Measure AA comes to us courtesy of the San Francisco Bay Restoration Authority, a newly formed government agency based in Oakland. Major funding for the campaign in support of Measure AA is provided by the Silicon Valley Leadership Group and other well-funded business groups representing San Francisco and South Bay business interests. While proponents like to say that restoring tidal marsh lands along the bay is their key objective, the actual language of Measure AA makes clear that flood control and the fear of rising sea levels attributable to global warming is the driving force. Hence the interest of major Silicon Valley tech giants like Google, Facebook and Apple as they seek public resources to protect their real estate investments built at or below sea level.

Measure AA's troubles begin with its governance, or perhaps more accurately, the lack thereof. The San Francisco Bay Restoration Authority is controlled by a seven-member board of directors, none of whom is elected by voters. The authority's directors are instead appointed by the board of directors of the Association of Bay Area Governments, another regional bureaucracy whose directors are also appointed.

The San Francisco Bay Restoration Authority's directors, who will award $500 million in new public works contracts, are thus two steps removed from voters. That lack of accountability is, quite simply, a recipe for disaster.

More troubling to us locally, not a single member of the authority's board of directors comes from Sonoma County. In fact, the four North Bay counties of Sonoma, Marin, Napa and Solano share a single representative, meaning that the remaining directors represent the more populous South and East Bay. Proponents may wish that some of the Measure AA money will find its way north, but we simply don't have the votes to make that happen.

A similar situation exists with the Metropolitan Transportation Commission, another nonelected bureaucracy that directs the vast majority of regional transportation dollars to the South Bay. There is no reason to think the San Francisco Bay Restoration Authority will handle things any differently.

The tax structure itself is inherently unfair. Measure AA is a parcel tax of $12 added to the property tax bill of each and every parcel in all nine Bay Area counties covered by the authority. The tax applies without regard to proximity to the bay or value of the parcel. Indeed, a retiree in Cloverdale will pay the same tax on a one-bedroom condo as Facebook will pay for its Mountain View campus.

And, finally, the San Francisco Bay Restoration Authority is an unnecessary redundancy. There already exist several government agencies with mission statements substantially identical or overlapping that of the authority (e.g., the California Coastal Conservancy).

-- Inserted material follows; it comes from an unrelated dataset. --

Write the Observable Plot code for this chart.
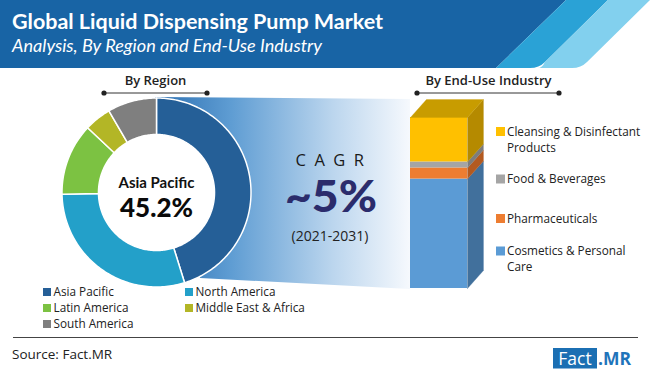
<!DOCTYPE html>
<html><head><meta charset="utf-8">
<script src="https://cdn.jsdelivr.net/npm/d3@7"></script>
<script src="https://cdn.jsdelivr.net/npm/@observablehq/plot@0.6"></script>
<style>
body{margin:0;background:#fff;}
#c{position:relative;width:650px;height:373px;overflow:hidden;background:#fff;}
#c > *{position:absolute;}
</style></head>
<body><div id="c"></div>
<script>
// ---- data ----
const title = "Global Liquid Dispensing Pump Market";
const subtitle = "Analysis, By Region and End-Use Industry";
const regions = ["Asia Pacific", "North America", "Latin America", "Middle East & Africa", "South America"];
const regionShares = [45.2, 29.5, 12.3, 4.6, 8.4];
const regionColors = ["#255f97", "#23a0c9", "#7cc242", "#b3b626", "#7f7f7f"];
const industries = ["Cosmetics & Personal Care", "Pharmaceuticals", "Food & Beverages", "Cleansing & Disinfectant Products"];
const industryShares = [64, 6.5, 3.5, 26];
const industryColors = ["#5b9bd5", "#ed7d31", "#a5a5a5", "#ffc000"];
const industrySideColors = ["#41709c", "#b35a20", "#7d7d7d", "#b58a00"];
const cagrLabel = "CAGR";
const cagrValue = "~5%";
const cagrPeriod = "(2021-2031)";
const source = "Source: Fact.MR";

const NS = "http://www.w3.org/2000/svg";
const c = document.getElementById("c");
function el(tag, attrs, parent, text){
  const e = document.createElementNS(NS, tag);
  for (const k in attrs) e.setAttribute(k, attrs[k]);
  if (text !== undefined) e.textContent = text;
  parent.appendChild(e); return e;
}

// ---- background layer (header + funnel) ----
const bg = el("svg", {width:650, height:373, style:"left:0;top:0"}, c);
const defs = el("defs", {}, bg);
const lg = el("linearGradient", {id:"fun", x1:"155", x2:"410", y1:"0", y2:"0", gradientUnits:"userSpaceOnUse"}, defs);
el("stop", {offset:"0", "stop-color":"#2c6fb1"}, lg);
el("stop", {offset:"0.3", "stop-color":"#5f9dd3"}, lg);
el("stop", {offset:"0.7", "stop-color":"#bcd6ee"}, lg);
el("stop", {offset:"1", "stop-color":"#f6f9fd"}, lg);
el("path", {d:"M155,97 L410,99 L410,289 L200,278 Z", fill:"url(#fun)"}, bg);
el("rect", {x:0, y:0, width:650, height:68, fill:"#fff"}, bg);
el("path", {d:"M0,0 H566 L496,68 H0 Z", fill:"#1864a5"}, bg);
el("path", {d:"M566,0 H608 L545,62 Q539,68 530,68 H496 Z", fill:"#2aa2d6"}, bg);
el("path", {d:"M608,0 H650 L587,62 Q581,68 572,68 H538 Q542,68 545,62 Z", fill:"#82d0ee"}, bg);
el("text", {x:12, y:28.5, fill:"#fff", "font-family":"Lato", "font-weight":"bold", "font-size":20, textLength:371, lengthAdjust:"spacingAndGlyphs"}, bg, title);
el("text", {x:12, y:52, fill:"#fff", "font-family":"Lato", "font-style":"italic", "font-size":16.5, textLength:310, lengthAdjust:"spacingAndGlyphs"}, bg, subtitle);

// ---- donut (Plot) ----
const total = d3.sum(regionShares);
const R0 = 0.614;
const slicePts = [];
let acc = 0;
regions.forEach((r, i) => {
  const a0 = acc / total * 2 * Math.PI; acc += regionShares[i];
  const a1 = acc / total * 2 * Math.PI;
  const n = Math.max(2, Math.ceil((a1 - a0) / 0.02));
  const pts = [];
  for (let k = 0; k <= n; k++) { const a = a0 + (a1 - a0) * k / n; pts.push([Math.sin(a), Math.cos(a)]); }
  for (let k = n; k >= 0; k--) { const a = a0 + (a1 - a0) * k / n; pts.push([R0 * Math.sin(a), R0 * Math.cos(a)]); }
  pts.push(pts[0]);
  pts.forEach(p => slicePts.push({region: r, x: p[0], y: p[1], color: regionColors[i]}));
});
const donut = Plot.plot({
  width: 200, height: 200, margin: 0,
  style: {background: "transparent", overflow: "visible"},
  x: {domain: [-1, 1], range: [5.5, 194.5], axis: null},
  y: {domain: [-1, 1], range: [194.5, 5.5], axis: null},
  marks: [
    Plot.dot([0], {x: () => 0, y: () => 0, r: R0 * 94.5, fill: "white", stroke: "none"}),
    Plot.line(slicePts, {x: "x", y: "y", z: "region", fill: "color", stroke: "white", strokeWidth: 1.5, strokeLinejoin: "round"}),
    Plot.text([regions[0]], {x: () => 0, y: () => 0, text: d => d, dy: -9.5, fontFamily: "Lato", fontWeight: "bold", fontSize: 15, fill: "#111"}),
    Plot.text([regionShares[0]], {x: () => 0, y: () => 0, text: d => d.toFixed(1) + "%", dy: 16, fontFamily: "Lato", fontWeight: 900, fontSize: 26, fill: "#0a0a0a"})
  ]
});
donut.style.left = "55.5px"; donut.style.top = "91.5px";
c.appendChild(donut);

// ---- 3D stacked bar (Plot) ----
let cum = 0;
const segs = industries.map((name, i) => { const y1 = cum; cum += industryShares[i]; return {name, y1, y2: cum, color: industryColors[i], side: industrySideColors[i]}; });
const dX = 0.28, dY = 10.5;
const facePts = segs.flatMap(s => [[1, s.y1], [1, s.y2], [1 + dX, s.y2 + dY], [1 + dX, s.y1 + dY], [1, s.y1]]
  .map(([x, y]) => ({name: s.name, x, y, color: s.side})));
[[0, cum], [1, cum], [1 + dX, cum + dY], [dX, cum + dY], [0, cum]]
  .forEach(([x, y]) => facePts.push({name: "top", x, y, color: "#c89c00"}));
const bar = Plot.plot({
  width: 90, height: 200, margin: 0,
  style: {background: "transparent", overflow: "visible"},
  x: {domain: [0, 1.3], range: [5, 5 + 1.3 * 57], axis: null},
  y: {domain: [0, 110.5], range: [196, 196 - 110.5 * 1.71], axis: null},
  marks: [
    Plot.rect(segs, {x1: () => 0, x2: () => 1, y1: "y1", y2: "y2", fill: "color"}),
    Plot.line(facePts, {x: "x", y: "y", z: "name", fill: "color", stroke: "color", strokeWidth: 0.3})
  ]
});
bar.style.left = "405px"; bar.style.top = "92px";
c.appendChild(bar);

// ---- text overlay ----
const fg = el("svg", {width:650, height:373, style:"left:0;top:0;pointer-events:none"}, c);
const OS = "Open Sans";
el("text", {x:155.5, y:85, "text-anchor":"middle", "font-family":OS, "font-weight":600, "font-size":13, fill:"#222"}, fg, "By Region");
el("text", {x:488.5, y:85, "text-anchor":"middle", "font-family":OS, "font-weight":600, "font-size":13, fill:"#222"}, fg, "By End-Use Industry");
[[104, 207], [417, 559]].forEach(([a, b]) => {
  el("line", {x1:a, x2:b, y1:93, y2:93, stroke:"#333", "stroke-width":1}, fg);
  el("circle", {cx:a, cy:93, r:2.6, fill:"#222"}, fg);
  el("circle", {cx:b, cy:93, r:2.6, fill:"#222"}, fg);
});
el("text", {x:334, y:166, "text-anchor":"middle", "font-family":OS, "font-size":16.5, "letter-spacing":8.5, fill:"#1a1a1a"}, fg, cagrLabel);
el("text", {x:331, y:212, "text-anchor":"middle", "font-family":"Lato", "font-weight":900, "font-size":44, fill:"#2b2c6c", textLength:92, lengthAdjust:"spacingAndGlyphs"}, fg, cagrValue);
el("text", {x:330, y:240.5, "text-anchor":"middle", "font-family":OS, "font-size":14, fill:"#222"}, fg, cagrPeriod);

// bottom region legend
regions.forEach((r, i) => {
  const col = i % 2, row = Math.floor(i / 2);
  const x = col === 0 ? 43 : 185, y = 292 + row * 16;
  el("rect", {x, y: y - 4, width: 8, height: 8, fill: regionColors[i]}, fg);
  el("text", {x: x + 10.5, y: y + 4, "font-family": OS, "font-size": 11.75, fill: "#222"}, fg, r);
});

// right industry legend
function wrap(s, max){ const w = s.split(" "); const lines = [""]; w.forEach(t => { const cur = lines[lines.length-1]; if (cur && (cur + " " + t).length > max) lines.push(t); else lines[lines.length-1] = cur ? cur + " " + t : t; }); return lines; }
const legY = [135.5, 183, 222.5, 255];
industries.slice().reverse().forEach((name, j) => {
  const i = industries.length - 1 - j;
  const y = legY[j];
  el("rect", {x: 496, y: y - 8.5, width: 9, height: 9, fill: industryColors[i]}, fg);
  wrap(name, 24).forEach((ln, k) => el("text", {x: 507, y: y + k * 16, "font-family": OS, "font-size": 11.75, fill: "#222"}, fg, ln));
});

// footer
el("line", {x1:13, x2:638, y1:337.5, y2:337.5, stroke:"#444", "stroke-width":1}, fg);
el("text", {x:12, y:359, "font-family":OS, "font-size":13.5, fill:"#222"}, fg, source);
el("rect", {x:553, y:348, width:44, height:20.5, fill:"#1b6fb3"}, fg);
el("text", {x:575, y:365, "text-anchor":"middle", "font-family":OS, "font-size":17.5, fill:"#fff"}, fg, "Fact");
el("text", {x:598, y:365, "font-family":OS, "font-weight":"bold", "font-size":17.5, fill:"#1f74ba"}, fg, ".MR");
</script>
</body></html>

Moreover, local control in matters of regional concern is sacrificed. Cities and counties typically form joint powers authorities to pursue regional objectives while preserving local control over the decisions to be made. The San Francisco Bay Restoration Authority removes that authority from local elected officials and hands it to a board of nonelected bureaucrats.

We all want a clean and healthy San Francisco Bay. Measure AA is just the wrong vehicle. Please join me in voting no on Measure AA on the June 7 ballot.

Dan Drummond is executive director of the Sonoma County Taxpayers Association.